Task to carry out — Output every line below exactly.

---------- Exercise material ----------

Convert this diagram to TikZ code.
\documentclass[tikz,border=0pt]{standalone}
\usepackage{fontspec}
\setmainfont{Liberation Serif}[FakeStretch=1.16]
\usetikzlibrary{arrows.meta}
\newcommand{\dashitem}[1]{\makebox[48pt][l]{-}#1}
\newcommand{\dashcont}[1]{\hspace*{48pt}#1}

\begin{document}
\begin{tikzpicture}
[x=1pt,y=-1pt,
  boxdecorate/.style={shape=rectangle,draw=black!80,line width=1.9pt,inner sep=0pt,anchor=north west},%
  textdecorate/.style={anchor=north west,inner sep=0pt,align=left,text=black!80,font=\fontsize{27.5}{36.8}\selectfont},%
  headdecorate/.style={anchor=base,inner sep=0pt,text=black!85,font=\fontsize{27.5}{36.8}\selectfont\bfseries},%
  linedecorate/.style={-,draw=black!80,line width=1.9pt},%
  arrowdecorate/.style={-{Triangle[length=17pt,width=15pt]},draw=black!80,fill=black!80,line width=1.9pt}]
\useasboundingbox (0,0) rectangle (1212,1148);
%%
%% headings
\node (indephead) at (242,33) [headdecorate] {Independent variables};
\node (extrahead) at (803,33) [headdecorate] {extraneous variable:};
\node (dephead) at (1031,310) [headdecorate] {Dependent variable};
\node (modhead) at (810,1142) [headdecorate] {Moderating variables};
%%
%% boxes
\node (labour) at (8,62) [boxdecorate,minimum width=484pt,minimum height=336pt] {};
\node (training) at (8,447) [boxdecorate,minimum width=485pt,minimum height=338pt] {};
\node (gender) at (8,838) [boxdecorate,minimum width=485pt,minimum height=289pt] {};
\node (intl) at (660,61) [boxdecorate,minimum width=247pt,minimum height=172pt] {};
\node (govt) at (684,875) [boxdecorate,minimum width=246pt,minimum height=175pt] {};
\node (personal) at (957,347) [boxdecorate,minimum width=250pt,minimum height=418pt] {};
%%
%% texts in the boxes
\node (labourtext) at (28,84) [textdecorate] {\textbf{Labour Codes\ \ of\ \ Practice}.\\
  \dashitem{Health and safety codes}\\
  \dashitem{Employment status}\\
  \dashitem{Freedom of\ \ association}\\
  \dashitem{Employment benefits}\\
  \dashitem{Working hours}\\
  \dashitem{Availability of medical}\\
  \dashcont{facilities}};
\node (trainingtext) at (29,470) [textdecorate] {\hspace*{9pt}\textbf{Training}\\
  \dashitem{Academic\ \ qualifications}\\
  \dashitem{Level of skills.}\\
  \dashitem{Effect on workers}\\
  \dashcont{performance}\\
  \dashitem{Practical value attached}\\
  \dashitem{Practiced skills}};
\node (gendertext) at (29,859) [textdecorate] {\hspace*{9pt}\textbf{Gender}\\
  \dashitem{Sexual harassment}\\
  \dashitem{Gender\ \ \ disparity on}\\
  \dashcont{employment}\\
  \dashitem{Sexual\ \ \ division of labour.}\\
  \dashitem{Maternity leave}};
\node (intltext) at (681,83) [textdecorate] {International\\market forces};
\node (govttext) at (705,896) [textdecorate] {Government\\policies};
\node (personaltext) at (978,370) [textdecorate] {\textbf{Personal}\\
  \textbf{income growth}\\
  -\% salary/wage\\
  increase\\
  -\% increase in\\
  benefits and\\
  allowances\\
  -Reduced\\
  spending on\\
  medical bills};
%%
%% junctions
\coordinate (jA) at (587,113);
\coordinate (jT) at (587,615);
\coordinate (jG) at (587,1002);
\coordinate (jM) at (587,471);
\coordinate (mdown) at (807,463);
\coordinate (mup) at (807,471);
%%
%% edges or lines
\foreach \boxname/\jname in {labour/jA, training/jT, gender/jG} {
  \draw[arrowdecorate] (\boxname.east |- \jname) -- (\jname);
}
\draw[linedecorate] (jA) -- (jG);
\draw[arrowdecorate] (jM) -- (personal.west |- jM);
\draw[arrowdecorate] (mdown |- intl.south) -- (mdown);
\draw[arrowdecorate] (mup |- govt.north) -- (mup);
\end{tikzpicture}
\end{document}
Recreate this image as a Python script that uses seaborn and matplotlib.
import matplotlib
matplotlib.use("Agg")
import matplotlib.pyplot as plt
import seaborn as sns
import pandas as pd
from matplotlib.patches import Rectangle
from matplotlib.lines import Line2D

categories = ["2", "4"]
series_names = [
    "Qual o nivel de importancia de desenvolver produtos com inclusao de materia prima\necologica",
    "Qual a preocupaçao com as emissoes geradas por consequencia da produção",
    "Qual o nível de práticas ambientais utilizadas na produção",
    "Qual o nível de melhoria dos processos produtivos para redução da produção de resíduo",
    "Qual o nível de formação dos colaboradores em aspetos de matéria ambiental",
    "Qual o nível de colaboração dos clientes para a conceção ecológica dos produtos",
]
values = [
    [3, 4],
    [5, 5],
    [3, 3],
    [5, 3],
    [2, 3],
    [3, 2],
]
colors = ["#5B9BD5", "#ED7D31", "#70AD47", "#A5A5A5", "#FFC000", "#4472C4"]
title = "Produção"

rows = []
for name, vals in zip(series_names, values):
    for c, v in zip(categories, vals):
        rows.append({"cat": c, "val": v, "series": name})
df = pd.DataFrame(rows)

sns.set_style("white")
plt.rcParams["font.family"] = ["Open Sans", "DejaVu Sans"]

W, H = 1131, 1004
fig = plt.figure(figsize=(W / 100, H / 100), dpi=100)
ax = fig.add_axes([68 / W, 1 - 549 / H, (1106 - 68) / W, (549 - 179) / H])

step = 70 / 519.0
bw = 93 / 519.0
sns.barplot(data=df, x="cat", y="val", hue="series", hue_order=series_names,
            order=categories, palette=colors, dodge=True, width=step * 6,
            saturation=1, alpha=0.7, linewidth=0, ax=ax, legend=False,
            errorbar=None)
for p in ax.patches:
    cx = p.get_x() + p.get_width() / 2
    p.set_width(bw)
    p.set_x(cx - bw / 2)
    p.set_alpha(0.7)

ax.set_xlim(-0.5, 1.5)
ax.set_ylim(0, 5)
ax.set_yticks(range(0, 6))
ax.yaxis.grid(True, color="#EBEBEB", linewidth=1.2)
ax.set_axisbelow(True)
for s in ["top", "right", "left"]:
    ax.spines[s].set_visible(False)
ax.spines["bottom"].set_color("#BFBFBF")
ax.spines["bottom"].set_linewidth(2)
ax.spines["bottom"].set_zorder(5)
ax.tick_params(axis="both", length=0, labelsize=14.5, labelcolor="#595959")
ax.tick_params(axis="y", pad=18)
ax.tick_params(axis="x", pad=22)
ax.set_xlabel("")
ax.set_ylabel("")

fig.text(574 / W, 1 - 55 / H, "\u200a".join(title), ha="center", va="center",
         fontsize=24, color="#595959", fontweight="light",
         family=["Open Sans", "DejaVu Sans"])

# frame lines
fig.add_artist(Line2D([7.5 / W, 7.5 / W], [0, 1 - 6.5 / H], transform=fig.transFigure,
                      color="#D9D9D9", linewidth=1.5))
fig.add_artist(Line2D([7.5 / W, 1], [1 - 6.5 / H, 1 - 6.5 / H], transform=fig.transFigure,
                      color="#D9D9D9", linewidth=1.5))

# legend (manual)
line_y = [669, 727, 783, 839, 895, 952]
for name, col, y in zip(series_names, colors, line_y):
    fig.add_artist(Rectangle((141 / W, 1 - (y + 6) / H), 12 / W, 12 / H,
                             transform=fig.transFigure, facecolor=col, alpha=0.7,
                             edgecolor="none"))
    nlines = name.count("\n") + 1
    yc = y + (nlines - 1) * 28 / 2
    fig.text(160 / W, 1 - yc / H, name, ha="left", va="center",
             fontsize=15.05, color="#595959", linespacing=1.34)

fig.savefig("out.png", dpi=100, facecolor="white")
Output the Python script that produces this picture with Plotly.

----------

Answer to the problem —
Convert this diagram to TikZ code.
\documentclass[tikz,border=0pt]{standalone}
\usepackage{fontspec}
\setmainfont{Liberation Serif}[FakeStretch=1.16]
\usetikzlibrary{arrows.meta}
\newcommand{\dashitem}[1]{\makebox[48pt][l]{-}#1}
\newcommand{\dashcont}[1]{\hspace*{48pt}#1}

\begin{document}
\begin{tikzpicture}
[x=1pt,y=-1pt,
  boxdecorate/.style={shape=rectangle,draw=black!80,line width=1.9pt,inner sep=0pt,anchor=north west},%
  textdecorate/.style={anchor=north west,inner sep=0pt,align=left,text=black!80,font=\fontsize{27.5}{36.8}\selectfont},%
  headdecorate/.style={anchor=base,inner sep=0pt,text=black!85,font=\fontsize{27.5}{36.8}\selectfont\bfseries},%
  linedecorate/.style={-,draw=black!80,line width=1.9pt},%
  arrowdecorate/.style={-{Triangle[length=17pt,width=15pt]},draw=black!80,fill=black!80,line width=1.9pt}]
\useasboundingbox (0,0) rectangle (1212,1148);
%%
%% headings
\node (indephead) at (242,33) [headdecorate] {Independent variables};
\node (extrahead) at (803,33) [headdecorate] {extraneous variable:};
\node (dephead) at (1031,310) [headdecorate] {Dependent variable};
\node (modhead) at (810,1142) [headdecorate] {Moderating variables};
%%
%% boxes
\node (labour) at (8,62) [boxdecorate,minimum width=484pt,minimum height=336pt] {};
\node (training) at (8,447) [boxdecorate,minimum width=485pt,minimum height=338pt] {};
\node (gender) at (8,838) [boxdecorate,minimum width=485pt,minimum height=289pt] {};
\node (intl) at (660,61) [boxdecorate,minimum width=247pt,minimum height=172pt] {};
\node (govt) at (684,875) [boxdecorate,minimum width=246pt,minimum height=175pt] {};
\node (personal) at (957,347) [boxdecorate,minimum width=250pt,minimum height=418pt] {};
%%
%% texts in the boxes
\node (labourtext) at (28,84) [textdecorate] {\textbf{Labour Codes\ \ of\ \ Practice}.\\
  \dashitem{Health and safety codes}\\
  \dashitem{Employment status}\\
  \dashitem{Freedom of\ \ association}\\
  \dashitem{Employment benefits}\\
  \dashitem{Working hours}\\
  \dashitem{Availability of medical}\\
  \dashcont{facilities}};
\node (trainingtext) at (29,470) [textdecorate] {\hspace*{9pt}\textbf{Training}\\
  \dashitem{Academic\ \ qualifications}\\
  \dashitem{Level of skills.}\\
  \dashitem{Effect on workers}\\
  \dashcont{performance}\\
  \dashitem{Practical value attached}\\
  \dashitem{Practiced skills}};
\node (gendertext) at (29,859) [textdecorate] {\hspace*{9pt}\textbf{Gender}\\
  \dashitem{Sexual harassment}\\
  \dashitem{Gender\ \ \ disparity on}\\
  \dashcont{employment}\\
  \dashitem{Sexual\ \ \ division of labour.}\\
  \dashitem{Maternity leave}};
\node (intltext) at (681,83) [textdecorate] {International\\market forces};
\node (govttext) at (705,896) [textdecorate] {Government\\policies};
\node (personaltext) at (978,370) [textdecorate] {\textbf{Personal}\\
  \textbf{income growth}\\
  -\% salary/wage\\
  increase\\
  -\% increase in\\
  benefits and\\
  allowances\\
  -Reduced\\
  spending on\\
  medical bills};
%%
%% junctions
\coordinate (jA) at (587,113);
\coordinate (jT) at (587,615);
\coordinate (jG) at (587,1002);
\coordinate (jM) at (587,471);
\coordinate (mdown) at (807,463);
\coordinate (mup) at (807,471);
%%
%% edges or lines
\foreach \boxname/\jname in {labour/jA, training/jT, gender/jG} {
  \draw[arrowdecorate] (\boxname.east |- \jname) -- (\jname);
}
\draw[linedecorate] (jA) -- (jG);
\draw[arrowdecorate] (jM) -- (personal.west |- jM);
\draw[arrowdecorate] (mdown |- intl.south) -- (mdown);
\draw[arrowdecorate] (mup |- govt.north) -- (mup);
\end{tikzpicture}
\end{document}
Recreate this image as a Python script that uses seaborn and matplotlib.
import matplotlib
matplotlib.use("Agg")
import matplotlib.pyplot as plt
import seaborn as sns
import pandas as pd
from matplotlib.patches import Rectangle
from matplotlib.lines import Line2D

categories = ["2", "4"]
series_names = [
    "Qual o nivel de importancia de desenvolver produtos com inclusao de materia prima\necologica",
    "Qual a preocupaçao com as emissoes geradas por consequencia da produção",
    "Qual o nível de práticas ambientais utilizadas na produção",
    "Qual o nível de melhoria dos processos produtivos para redução da produção de resíduo",
    "Qual o nível de formação dos colaboradores em aspetos de matéria ambiental",
    "Qual o nível de colaboração dos clientes para a conceção ecológica dos produtos",
]
values = [
    [3, 4],
    [5, 5],
    [3, 3],
    [5, 3],
    [2, 3],
    [3, 2],
]
colors = ["#5B9BD5", "#ED7D31", "#70AD47", "#A5A5A5", "#FFC000", "#4472C4"]
title = "Produção"

rows = []
for name, vals in zip(series_names, values):
    for c, v in zip(categories, vals):
        rows.append({"cat": c, "val": v, "series": name})
df = pd.DataFrame(rows)

sns.set_style("white")
plt.rcParams["font.family"] = ["Open Sans", "DejaVu Sans"]

W, H = 1131, 1004
fig = plt.figure(figsize=(W / 100, H / 100), dpi=100)
ax = fig.add_axes([68 / W, 1 - 549 / H, (1106 - 68) / W, (549 - 179) / H])

step = 70 / 519.0
bw = 93 / 519.0
sns.barplot(data=df, x="cat", y="val", hue="series", hue_order=series_names,
            order=categories, palette=colors, dodge=True, width=step * 6,
            saturation=1, alpha=0.7, linewidth=0, ax=ax, legend=False,
            errorbar=None)
for p in ax.patches:
    cx = p.get_x() + p.get_width() / 2
    p.set_width(bw)
    p.set_x(cx - bw / 2)
    p.set_alpha(0.7)

ax.set_xlim(-0.5, 1.5)
ax.set_ylim(0, 5)
ax.set_yticks(range(0, 6))
ax.yaxis.grid(True, color="#EBEBEB", linewidth=1.2)
ax.set_axisbelow(True)
for s in ["top", "right", "left"]:
    ax.spines[s].set_visible(False)
ax.spines["bottom"].set_color("#BFBFBF")
ax.spines["bottom"].set_linewidth(2)
ax.spines["bottom"].set_zorder(5)
ax.tick_params(axis="both", length=0, labelsize=14.5, labelcolor="#595959")
ax.tick_params(axis="y", pad=18)
ax.tick_params(axis="x", pad=22)
ax.set_xlabel("")
ax.set_ylabel("")

fig.text(574 / W, 1 - 55 / H, "\u200a".join(title), ha="center", va="center",
         fontsize=24, color="#595959", fontweight="light",
         family=["Open Sans", "DejaVu Sans"])

# frame lines
fig.add_artist(Line2D([7.5 / W, 7.5 / W], [0, 1 - 6.5 / H], transform=fig.transFigure,
                      color="#D9D9D9", linewidth=1.5))
fig.add_artist(Line2D([7.5 / W, 1], [1 - 6.5 / H, 1 - 6.5 / H], transform=fig.transFigure,
                      color="#D9D9D9", linewidth=1.5))

# legend (manual)
line_y = [669, 727, 783, 839, 895, 952]
for name, col, y in zip(series_names, colors, line_y):
    fig.add_artist(Rectangle((141 / W, 1 - (y + 6) / H), 12 / W, 12 / H,
                             transform=fig.transFigure, facecolor=col, alpha=0.7,
                             edgecolor="none"))
    nlines = name.count("\n") + 1
    yc = y + (nlines - 1) * 28 / 2
    fig.text(160 / W, 1 - yc / H, name, ha="left", va="center",
             fontsize=15.05, color="#595959", linespacing=1.34)

fig.savefig("out.png", dpi=100, facecolor="white")
Output the Python script that produces this picture with Plotly.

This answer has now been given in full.